Usually when I'm about to do a Canadian tour for a new poetry collection (this fall will probably be my twelfth tour), I can spend anywhere from three to eight weeks on the road, doing readings & seeing friends that I almost only see during these jaunts, I come up with some kind of self-contained book-length writing project to work on during the trip, to keep my mind occupied. I know other writers who have said that writing on the road is impossible for them, such as Robert McLiam Wilson (six months into a tour when I saw him, & all of it away from writing), & Helen Humphreys. Dennis Cooley, on the other hand, seems to do more writing whenever he leaves the house.
Over the weeks before I leave, various structures I want to play with rattle around my head, themes or titles, so I can get started just as the first leg of the journey begins; I prefer to keep such projects separate from whatever usual ongoing projects I have scattered across my desk (I also allow myself to read whole stacks of novels that had been sitting around for months, unread; consider the twenty-four hour train between Vancouver & Edmonton, consider how long the train from Winnipeg to Toronto takes; the last tour I did, I made reread Robert Kroetch's The Studhorse Man, Jonathan Franzen's The Corrections & Steven Heighton's The Shadow Boxer, among others). Much of what became my sixth poetry collection harvest, a book of signifiers (fall 2001, Talonbooks) was written while touring Canada for my second poetry collection, bury me deep in the green wood (spring 1999, ECW Press) with Montreal fiction writer Anne Stone & Edmonton poet kath MacLean. As the tours & the writing progresses, I've noticed the travel collections have become less sprawling & more focused; for whatever reason, I seem to write complete twenty page pieces whenever I visit Alberta, sitting at the University of Alberta Power Plant grad lounge every day, scribbling in my notebook.

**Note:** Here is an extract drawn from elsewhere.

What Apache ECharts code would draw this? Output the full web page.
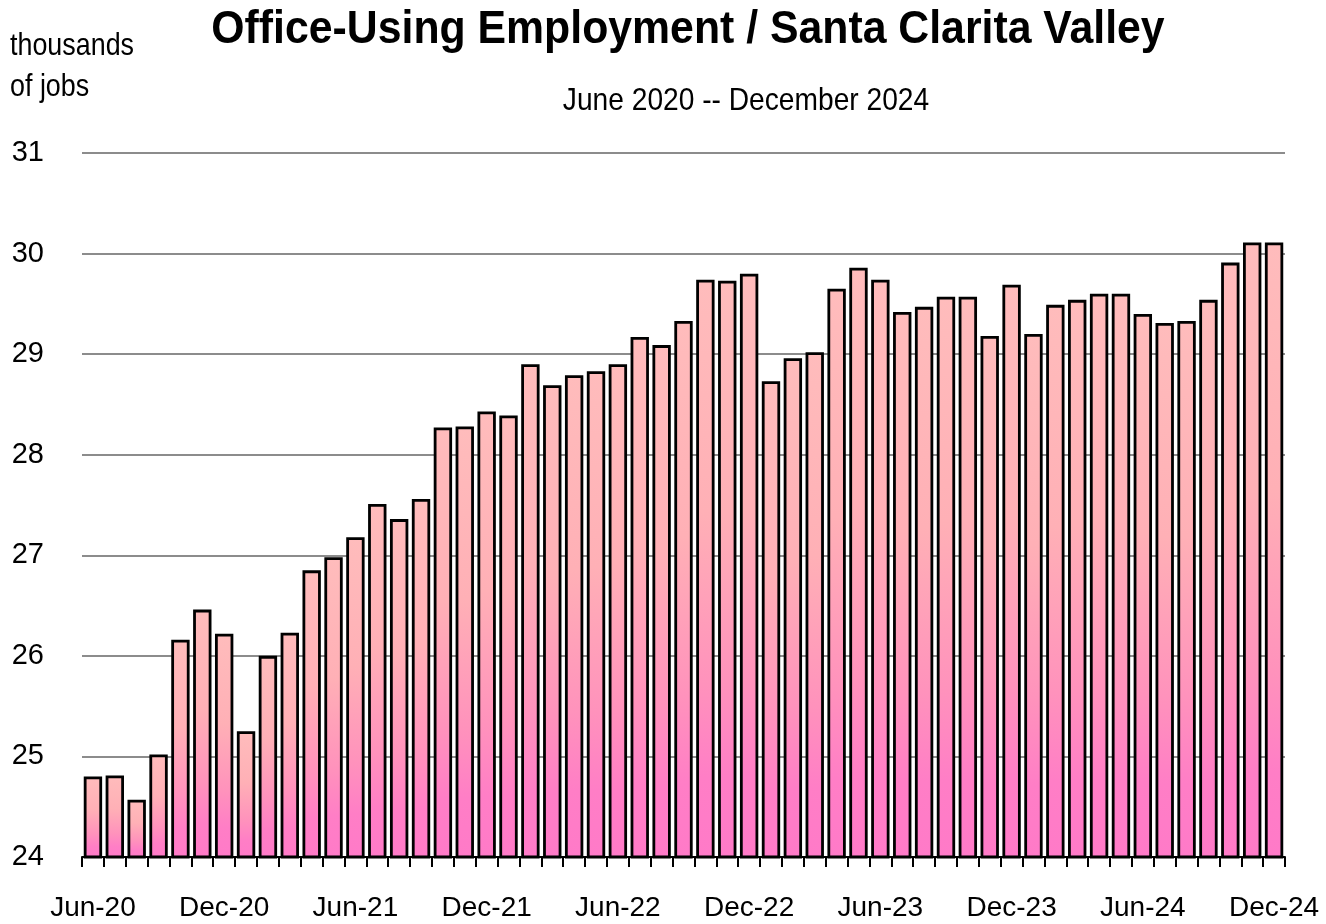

Whole sections of my forthcoming collection aubade (fall 2006, Broken Jaw Press) are written this way, as a sequence of sequences, with various sections written in various cities, including one completely written in Edmonton, & another in Montreal, for example. Each has its own range of city & city writing to respond to; in Montreal, I am always very much aware of responding to Leonard Cohen & Artie Gold.
I would like to think that I have been in various Canadian cities often enough that the excitement purely of the different place than home syndrome in writing has diminished, & the pieces instead include a flavour of the cities themselves; subtle, but not overpowering.
When I was young, with my father working the dairy farm & my mother's poor health, travel was something we were never really able to do; the one trip to Prince Edward Island I do recall is referenced in red earth (2003, Black Moss Press), or our trip to New Paltz, New York the same time Elvis died, in harvest; & something I certainly didn’t come close to doing on my own until my late twenties. For years I tried to learn the prairies, for example, by not only being there, but by reading Dennis Cooley, Andrew Suknaski, Robert Kroetsch, Aritha van Herk, John Newlove, Sid Marty. You learn a place as much by being there as reading about it; I wanted to understand that question of what is here? In Glengarry we are nearly obsessed with it, so why not ask the same question about everywhere else?
I would like to think, that in my own writing at least, that the question of travel adds elements to the work that otherwise might not have crept in, from my little writing desk on Somerset Street West. What I am really interested in exploring is non-Canadian space, & work to understand a whole range of new references that can't have been possible in a Calgary or Vancouver or Ottawa poem. Do you remember that collection of Richard Brautigan's written in Japan, June 30th, June 30th (1976)?
If I am to explore, I want it to be about everything.